Given information start
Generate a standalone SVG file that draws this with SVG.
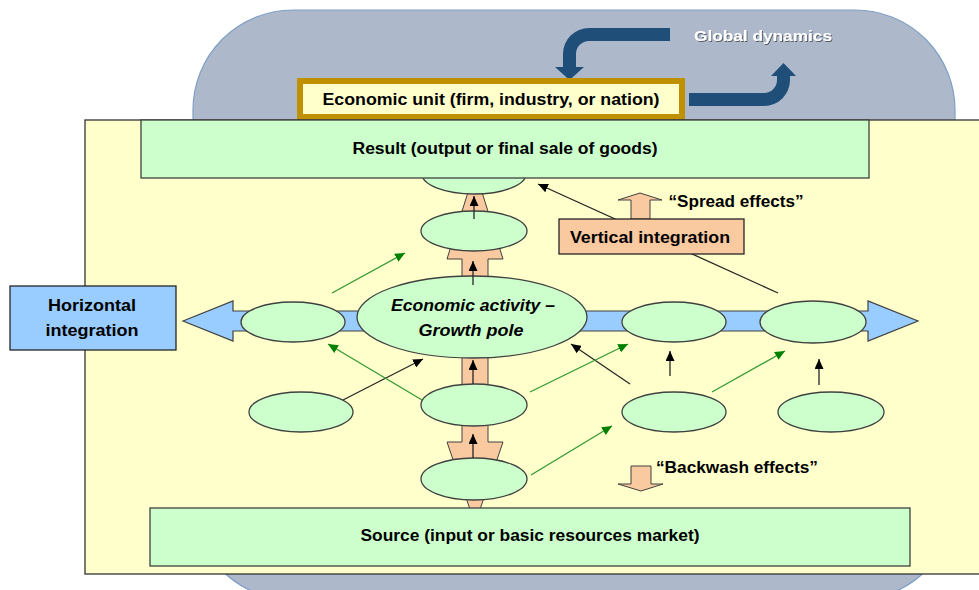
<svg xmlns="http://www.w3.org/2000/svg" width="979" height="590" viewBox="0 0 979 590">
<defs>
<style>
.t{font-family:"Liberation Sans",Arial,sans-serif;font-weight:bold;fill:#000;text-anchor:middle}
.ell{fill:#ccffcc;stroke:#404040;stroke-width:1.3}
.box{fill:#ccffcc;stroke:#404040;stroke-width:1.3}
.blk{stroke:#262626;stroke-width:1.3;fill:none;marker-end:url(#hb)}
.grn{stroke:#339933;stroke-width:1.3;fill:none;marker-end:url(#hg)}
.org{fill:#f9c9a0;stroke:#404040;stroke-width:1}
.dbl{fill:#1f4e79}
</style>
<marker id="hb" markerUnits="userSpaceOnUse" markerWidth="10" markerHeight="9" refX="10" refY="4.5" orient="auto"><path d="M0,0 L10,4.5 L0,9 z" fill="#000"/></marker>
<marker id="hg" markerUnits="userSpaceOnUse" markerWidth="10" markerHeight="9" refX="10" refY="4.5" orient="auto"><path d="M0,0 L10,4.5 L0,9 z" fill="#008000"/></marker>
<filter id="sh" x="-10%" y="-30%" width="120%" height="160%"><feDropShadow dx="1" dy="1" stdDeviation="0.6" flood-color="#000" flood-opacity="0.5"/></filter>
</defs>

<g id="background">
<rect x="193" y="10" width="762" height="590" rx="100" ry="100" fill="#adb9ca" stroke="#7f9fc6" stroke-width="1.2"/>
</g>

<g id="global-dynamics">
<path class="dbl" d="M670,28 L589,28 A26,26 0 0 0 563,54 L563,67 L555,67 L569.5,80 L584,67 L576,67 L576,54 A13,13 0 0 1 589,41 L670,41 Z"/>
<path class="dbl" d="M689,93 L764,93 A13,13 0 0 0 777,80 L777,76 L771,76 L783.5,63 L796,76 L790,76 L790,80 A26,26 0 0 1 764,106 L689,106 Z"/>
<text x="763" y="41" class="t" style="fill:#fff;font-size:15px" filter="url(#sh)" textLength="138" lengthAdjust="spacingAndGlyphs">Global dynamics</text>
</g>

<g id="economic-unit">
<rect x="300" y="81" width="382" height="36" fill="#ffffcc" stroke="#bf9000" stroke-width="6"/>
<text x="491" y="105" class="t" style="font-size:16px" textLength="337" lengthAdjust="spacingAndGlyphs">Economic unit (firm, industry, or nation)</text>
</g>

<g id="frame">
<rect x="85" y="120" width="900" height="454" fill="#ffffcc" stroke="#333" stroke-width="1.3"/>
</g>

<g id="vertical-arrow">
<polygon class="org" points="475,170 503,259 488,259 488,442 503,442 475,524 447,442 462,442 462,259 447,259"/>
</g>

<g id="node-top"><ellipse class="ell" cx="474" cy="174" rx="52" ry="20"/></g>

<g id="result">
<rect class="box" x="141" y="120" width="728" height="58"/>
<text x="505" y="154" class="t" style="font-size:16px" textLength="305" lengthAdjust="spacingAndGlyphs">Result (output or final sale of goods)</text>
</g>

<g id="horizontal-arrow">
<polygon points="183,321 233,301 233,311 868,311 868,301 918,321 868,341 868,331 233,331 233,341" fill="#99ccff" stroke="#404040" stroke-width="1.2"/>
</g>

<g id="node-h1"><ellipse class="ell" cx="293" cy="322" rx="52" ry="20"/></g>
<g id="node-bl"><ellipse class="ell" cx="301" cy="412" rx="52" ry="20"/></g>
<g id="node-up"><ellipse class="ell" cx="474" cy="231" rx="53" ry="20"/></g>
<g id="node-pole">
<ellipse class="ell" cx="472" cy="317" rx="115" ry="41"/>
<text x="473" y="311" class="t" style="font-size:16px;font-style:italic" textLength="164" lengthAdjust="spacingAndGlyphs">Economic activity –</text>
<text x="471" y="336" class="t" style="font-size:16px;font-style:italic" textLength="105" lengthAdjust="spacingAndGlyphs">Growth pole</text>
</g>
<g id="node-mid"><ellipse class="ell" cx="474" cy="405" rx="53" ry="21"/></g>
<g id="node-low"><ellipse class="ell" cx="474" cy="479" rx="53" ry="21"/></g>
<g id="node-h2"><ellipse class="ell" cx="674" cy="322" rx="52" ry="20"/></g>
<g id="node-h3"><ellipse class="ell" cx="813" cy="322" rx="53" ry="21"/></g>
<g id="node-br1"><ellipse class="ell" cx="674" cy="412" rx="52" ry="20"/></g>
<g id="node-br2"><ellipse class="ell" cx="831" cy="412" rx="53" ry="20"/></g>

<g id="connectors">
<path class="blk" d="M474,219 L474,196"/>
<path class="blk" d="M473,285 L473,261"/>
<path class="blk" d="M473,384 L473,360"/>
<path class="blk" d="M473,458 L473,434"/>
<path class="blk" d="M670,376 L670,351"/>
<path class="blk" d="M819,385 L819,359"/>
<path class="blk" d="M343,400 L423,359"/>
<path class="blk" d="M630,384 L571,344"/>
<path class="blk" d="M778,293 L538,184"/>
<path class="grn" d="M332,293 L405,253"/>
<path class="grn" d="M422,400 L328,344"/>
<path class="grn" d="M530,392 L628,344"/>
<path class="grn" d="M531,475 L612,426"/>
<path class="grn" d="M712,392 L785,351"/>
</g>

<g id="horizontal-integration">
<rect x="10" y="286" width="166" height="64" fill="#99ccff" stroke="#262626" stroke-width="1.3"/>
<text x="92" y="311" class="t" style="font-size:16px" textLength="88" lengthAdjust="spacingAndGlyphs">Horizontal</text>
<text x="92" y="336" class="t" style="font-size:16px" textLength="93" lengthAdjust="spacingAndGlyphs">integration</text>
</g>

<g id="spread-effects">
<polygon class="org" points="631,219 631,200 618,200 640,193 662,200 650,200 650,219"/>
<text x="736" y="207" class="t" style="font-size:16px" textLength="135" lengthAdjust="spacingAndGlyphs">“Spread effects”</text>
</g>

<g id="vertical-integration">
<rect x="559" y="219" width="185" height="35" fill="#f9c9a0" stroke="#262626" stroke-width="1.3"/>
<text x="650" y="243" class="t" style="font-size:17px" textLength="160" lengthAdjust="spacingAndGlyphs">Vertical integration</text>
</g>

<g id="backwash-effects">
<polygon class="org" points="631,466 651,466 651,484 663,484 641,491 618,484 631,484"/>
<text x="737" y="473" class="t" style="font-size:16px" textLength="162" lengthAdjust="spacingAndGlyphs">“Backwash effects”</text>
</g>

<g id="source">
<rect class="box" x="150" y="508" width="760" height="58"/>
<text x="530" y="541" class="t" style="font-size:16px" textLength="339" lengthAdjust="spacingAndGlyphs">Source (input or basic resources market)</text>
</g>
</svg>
Given information end
■ Problem to solve
Omit the pictures and output all of the other material exactly.

■ Finished task
Generate a standalone SVG file that draws this with SVG.
<svg xmlns="http://www.w3.org/2000/svg" width="979" height="590" viewBox="0 0 979 590">
<defs>
<style>
.t{font-family:"Liberation Sans",Arial,sans-serif;font-weight:bold;fill:#000;text-anchor:middle}
.ell{fill:#ccffcc;stroke:#404040;stroke-width:1.3}
.box{fill:#ccffcc;stroke:#404040;stroke-width:1.3}
.blk{stroke:#262626;stroke-width:1.3;fill:none;marker-end:url(#hb)}
.grn{stroke:#339933;stroke-width:1.3;fill:none;marker-end:url(#hg)}
.org{fill:#f9c9a0;stroke:#404040;stroke-width:1}
.dbl{fill:#1f4e79}
</style>
<marker id="hb" markerUnits="userSpaceOnUse" markerWidth="10" markerHeight="9" refX="10" refY="4.5" orient="auto"><path d="M0,0 L10,4.5 L0,9 z" fill="#000"/></marker>
<marker id="hg" markerUnits="userSpaceOnUse" markerWidth="10" markerHeight="9" refX="10" refY="4.5" orient="auto"><path d="M0,0 L10,4.5 L0,9 z" fill="#008000"/></marker>
<filter id="sh" x="-10%" y="-30%" width="120%" height="160%"><feDropShadow dx="1" dy="1" stdDeviation="0.6" flood-color="#000" flood-opacity="0.5"/></filter>
</defs>

<g id="background">
<rect x="193" y="10" width="762" height="590" rx="100" ry="100" fill="#adb9ca" stroke="#7f9fc6" stroke-width="1.2"/>
</g>

<g id="global-dynamics">
<path class="dbl" d="M670,28 L589,28 A26,26 0 0 0 563,54 L563,67 L555,67 L569.5,80 L584,67 L576,67 L576,54 A13,13 0 0 1 589,41 L670,41 Z"/>
<path class="dbl" d="M689,93 L764,93 A13,13 0 0 0 777,80 L777,76 L771,76 L783.5,63 L796,76 L790,76 L790,80 A26,26 0 0 1 764,106 L689,106 Z"/>
<text x="763" y="41" class="t" style="fill:#fff;font-size:15px" filter="url(#sh)" textLength="138" lengthAdjust="spacingAndGlyphs">Global dynamics</text>
</g>

<g id="economic-unit">
<rect x="300" y="81" width="382" height="36" fill="#ffffcc" stroke="#bf9000" stroke-width="6"/>
<text x="491" y="105" class="t" style="font-size:16px" textLength="337" lengthAdjust="spacingAndGlyphs">Economic unit (firm, industry, or nation)</text>
</g>

<g id="frame">
<rect x="85" y="120" width="900" height="454" fill="#ffffcc" stroke="#333" stroke-width="1.3"/>
</g>

<g id="vertical-arrow">
<polygon class="org" points="475,170 503,259 488,259 488,442 503,442 475,524 447,442 462,442 462,259 447,259"/>
</g>

<g id="node-top"><ellipse class="ell" cx="474" cy="174" rx="52" ry="20"/></g>

<g id="result">
<rect class="box" x="141" y="120" width="728" height="58"/>
<text x="505" y="154" class="t" style="font-size:16px" textLength="305" lengthAdjust="spacingAndGlyphs">Result (output or final sale of goods)</text>
</g>

<g id="horizontal-arrow">
<polygon points="183,321 233,301 233,311 868,311 868,301 918,321 868,341 868,331 233,331 233,341" fill="#99ccff" stroke="#404040" stroke-width="1.2"/>
</g>

<g id="node-h1"><ellipse class="ell" cx="293" cy="322" rx="52" ry="20"/></g>
<g id="node-bl"><ellipse class="ell" cx="301" cy="412" rx="52" ry="20"/></g>
<g id="node-up"><ellipse class="ell" cx="474" cy="231" rx="53" ry="20"/></g>
<g id="node-pole">
<ellipse class="ell" cx="472" cy="317" rx="115" ry="41"/>
<text x="473" y="311" class="t" style="font-size:16px;font-style:italic" textLength="164" lengthAdjust="spacingAndGlyphs">Economic activity –</text>
<text x="471" y="336" class="t" style="font-size:16px;font-style:italic" textLength="105" lengthAdjust="spacingAndGlyphs">Growth pole</text>
</g>
<g id="node-mid"><ellipse class="ell" cx="474" cy="405" rx="53" ry="21"/></g>
<g id="node-low"><ellipse class="ell" cx="474" cy="479" rx="53" ry="21"/></g>
<g id="node-h2"><ellipse class="ell" cx="674" cy="322" rx="52" ry="20"/></g>
<g id="node-h3"><ellipse class="ell" cx="813" cy="322" rx="53" ry="21"/></g>
<g id="node-br1"><ellipse class="ell" cx="674" cy="412" rx="52" ry="20"/></g>
<g id="node-br2"><ellipse class="ell" cx="831" cy="412" rx="53" ry="20"/></g>

<g id="connectors">
<path class="blk" d="M474,219 L474,196"/>
<path class="blk" d="M473,285 L473,261"/>
<path class="blk" d="M473,384 L473,360"/>
<path class="blk" d="M473,458 L473,434"/>
<path class="blk" d="M670,376 L670,351"/>
<path class="blk" d="M819,385 L819,359"/>
<path class="blk" d="M343,400 L423,359"/>
<path class="blk" d="M630,384 L571,344"/>
<path class="blk" d="M778,293 L538,184"/>
<path class="grn" d="M332,293 L405,253"/>
<path class="grn" d="M422,400 L328,344"/>
<path class="grn" d="M530,392 L628,344"/>
<path class="grn" d="M531,475 L612,426"/>
<path class="grn" d="M712,392 L785,351"/>
</g>

<g id="horizontal-integration">
<rect x="10" y="286" width="166" height="64" fill="#99ccff" stroke="#262626" stroke-width="1.3"/>
<text x="92" y="311" class="t" style="font-size:16px" textLength="88" lengthAdjust="spacingAndGlyphs">Horizontal</text>
<text x="92" y="336" class="t" style="font-size:16px" textLength="93" lengthAdjust="spacingAndGlyphs">integration</text>
</g>

<g id="spread-effects">
<polygon class="org" points="631,219 631,200 618,200 640,193 662,200 650,200 650,219"/>
<text x="736" y="207" class="t" style="font-size:16px" textLength="135" lengthAdjust="spacingAndGlyphs">“Spread effects”</text>
</g>

<g id="vertical-integration">
<rect x="559" y="219" width="185" height="35" fill="#f9c9a0" stroke="#262626" stroke-width="1.3"/>
<text x="650" y="243" class="t" style="font-size:17px" textLength="160" lengthAdjust="spacingAndGlyphs">Vertical integration</text>
</g>

<g id="backwash-effects">
<polygon class="org" points="631,466 651,466 651,484 663,484 641,491 618,484 631,484"/>
<text x="737" y="473" class="t" style="font-size:16px" textLength="162" lengthAdjust="spacingAndGlyphs">“Backwash effects”</text>
</g>

<g id="source">
<rect class="box" x="150" y="508" width="760" height="58"/>
<text x="530" y="541" class="t" style="font-size:16px" textLength="339" lengthAdjust="spacingAndGlyphs">Source (input or basic resources market)</text>
</g>
</svg>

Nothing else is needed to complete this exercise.